GOAL OF THE EXERCISE: Quote the listing below in its entirety, omitting every image.

DATASET CONTENT:
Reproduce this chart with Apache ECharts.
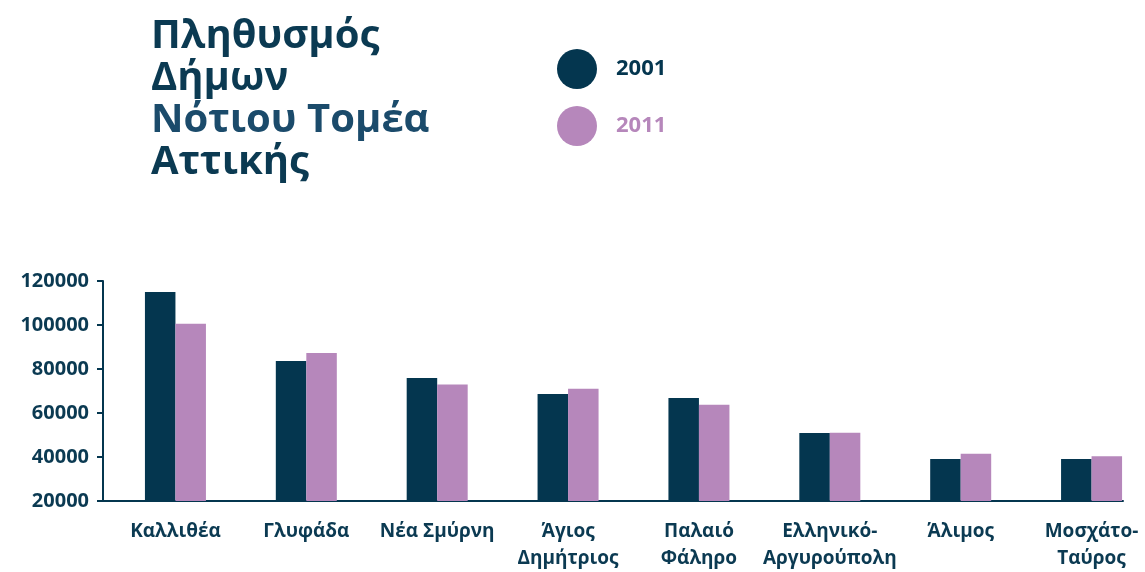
<!DOCTYPE html>
<html>
<head>
<meta charset="utf-8">
<script src="https://cdn.jsdelivr.net/npm/echarts@6/dist/echarts.min.js"></script>
<style>
  html, body { margin: 0; padding: 0; background: #fff; }
  #chart { width: 1145px; height: 572px; }
</style>
</head>
<body>
<div id="chart"></div>
<script>
var categories = ['Καλλιθέα', 'Γλυφάδα', 'Νέα Σμύρνη', 'Άγιος\nΔημήτριος', 'Παλαιό\nΦάληρο',
  'Ελληνικό-\nΑργυρούπολη', 'Άλιμος', 'Μοσχάτο-\nΤαύρος'];
var pop2001 = [115000, 83600, 75900, 68600, 66800, 50900, 39100, 39100];
var pop2011 = [100600, 87300, 72900, 71000, 63700, 51000, 41500, 40300];
var yTicks = { min: 20000, max: 120000, step: 20000 };

var navy = '#04364f';
var pink = '#b687bb';
var font = 'Open Sans';

var chartDom = document.getElementById('chart');
var myChart = echarts.init(chartDom);
var option;

option = {
    animation: false,
    title: {
        text: '{a|Πληθυσμός}\n{a|Δήμων}\n{b|Νότιου Τομέα}\n{a|Αττικής}',
        left: 146,
        top: 11,
        textStyle: {
            rich: {
                a: { fontFamily: font, fontWeight: 'bold', fontSize: 40, lineHeight: 42, color: '#0b3a52' },
                b: { fontFamily: font, fontWeight: 'bold', fontSize: 40, lineHeight: 42, color: '#1b4b6b' }
            }
        }
    },
    legend: {
        orient: 'vertical',
        left: 552,
        top: 44,
        icon: 'circle',
        itemWidth: 68,
        itemHeight: 40,
        itemGap: 17,
        textStyle: { fontFamily: font, fontWeight: 'bold', fontSize: 22 },
        data: [
            { name: '2001', textStyle: { color: navy } },
            { name: '2011', textStyle: { color: pink } }
        ]
    },
    grid: [
        { left: 110, width: 1047, top: 281, bottom: 71, outerBoundsMode: 'none' },
        { left: 103, right: 22, top: 281, bottom: 71, outerBoundsMode: 'none' }
    ],
    xAxis: [
        {
            type: 'category',
            data: categories,
            gridIndex: 0,
            axisLine: { show: false },
            axisTick: { show: false },
            axisLabel: {
                interval: 0,
                margin: 17,
                color: '#0b3a52',
                fontFamily: font,
                fontWeight: 'bold',
                fontSize: 19,
                lineHeight: 27
            }
        },
        {
            type: 'value',
            gridIndex: 1,
            axisLine: { show: true, lineStyle: { color: navy, width: 2 } },
            axisTick: { show: false },
            axisLabel: { show: false },
            splitLine: { show: false }
        }
    ],
    yAxis: [
        {
            type: 'value',
            gridIndex: 0,
            min: yTicks.min,
            max: yTicks.max,
            interval: yTicks.step,
            offset: 7,
            axisLine: { show: true, lineStyle: { color: navy, width: 2 } },
            axisTick: { show: true, length: 6, lineStyle: { color: navy, width: 2 } },
            splitLine: { show: false },
            axisLabel: {
                margin: 14,
                color: '#0b3a52',
                fontFamily: font,
                fontWeight: 'bold',
                fontSize: 20,
                formatter: function (v) { return String(v); }
            }
        },
        { type: 'value', gridIndex: 1, show: false }
    ],
    series: [
        {
            name: '2001',
            type: 'bar',
            barWidth: 30.5,
            barGap: '0%',
            itemStyle: { color: navy },
            data: pop2001
        },
        {
            name: '2011',
            type: 'bar',
            barWidth: 30.5,
            barGap: '0%',
            itemStyle: { color: pink },
            data: pop2011
        }
    ]
};

option && myChart.setOption(option);
</script>
</body>
</html>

PROBLEM SOLUTION:
Reproduce this chart with Apache ECharts.
<!DOCTYPE html>
<html>
<head>
<meta charset="utf-8">
<script src="https://cdn.jsdelivr.net/npm/echarts@6/dist/echarts.min.js"></script>
<style>
  html, body { margin: 0; padding: 0; background: #fff; }
  #chart { width: 1145px; height: 572px; }
</style>
</head>
<body>
<div id="chart"></div>
<script>
var categories = ['Καλλιθέα', 'Γλυφάδα', 'Νέα Σμύρνη', 'Άγιος\nΔημήτριος', 'Παλαιό\nΦάληρο',
  'Ελληνικό-\nΑργυρούπολη', 'Άλιμος', 'Μοσχάτο-\nΤαύρος'];
var pop2001 = [115000, 83600, 75900, 68600, 66800, 50900, 39100, 39100];
var pop2011 = [100600, 87300, 72900, 71000, 63700, 51000, 41500, 40300];
var yTicks = { min: 20000, max: 120000, step: 20000 };

var navy = '#04364f';
var pink = '#b687bb';
var font = 'Open Sans';

var chartDom = document.getElementById('chart');
var myChart = echarts.init(chartDom);
var option;

option = {
    animation: false,
    title: {
        text: '{a|Πληθυσμός}\n{a|Δήμων}\n{b|Νότιου Τομέα}\n{a|Αττικής}',
        left: 146,
        top: 11,
        textStyle: {
            rich: {
                a: { fontFamily: font, fontWeight: 'bold', fontSize: 40, lineHeight: 42, color: '#0b3a52' },
                b: { fontFamily: font, fontWeight: 'bold', fontSize: 40, lineHeight: 42, color: '#1b4b6b' }
            }
        }
    },
    legend: {
        orient: 'vertical',
        left: 552,
        top: 44,
        icon: 'circle',
        itemWidth: 68,
        itemHeight: 40,
        itemGap: 17,
        textStyle: { fontFamily: font, fontWeight: 'bold', fontSize: 22 },
        data: [
            { name: '2001', textStyle: { color: navy } },
            { name: '2011', textStyle: { color: pink } }
        ]
    },
    grid: [
        { left: 110, width: 1047, top: 281, bottom: 71, outerBoundsMode: 'none' },
        { left: 103, right: 22, top: 281, bottom: 71, outerBoundsMode: 'none' }
    ],
    xAxis: [
        {
            type: 'category',
            data: categories,
            gridIndex: 0,
            axisLine: { show: false },
            axisTick: { show: false },
            axisLabel: {
                interval: 0,
                margin: 17,
                color: '#0b3a52',
                fontFamily: font,
                fontWeight: 'bold',
                fontSize: 19,
                lineHeight: 27
            }
        },
        {
            type: 'value',
            gridIndex: 1,
            axisLine: { show: true, lineStyle: { color: navy, width: 2 } },
            axisTick: { show: false },
            axisLabel: { show: false },
            splitLine: { show: false }
        }
    ],
    yAxis: [
        {
            type: 'value',
            gridIndex: 0,
            min: yTicks.min,
            max: yTicks.max,
            interval: yTicks.step,
            offset: 7,
            axisLine: { show: true, lineStyle: { color: navy, width: 2 } },
            axisTick: { show: true, length: 6, lineStyle: { color: navy, width: 2 } },
            splitLine: { show: false },
            axisLabel: {
                margin: 14,
                color: '#0b3a52',
                fontFamily: font,
                fontWeight: 'bold',
                fontSize: 20,
                formatter: function (v) { return String(v); }
            }
        },
        { type: 'value', gridIndex: 1, show: false }
    ],
    series: [
        {
            name: '2001',
            type: 'bar',
            barWidth: 30.5,
            barGap: '0%',
            itemStyle: { color: navy },
            data: pop2001
        },
        {
            name: '2011',
            type: 'bar',
            barWidth: 30.5,
            barGap: '0%',
            itemStyle: { color: pink },
            data: pop2011
        }
    ]
};

option && myChart.setOption(option);
</script>
</body>
</html>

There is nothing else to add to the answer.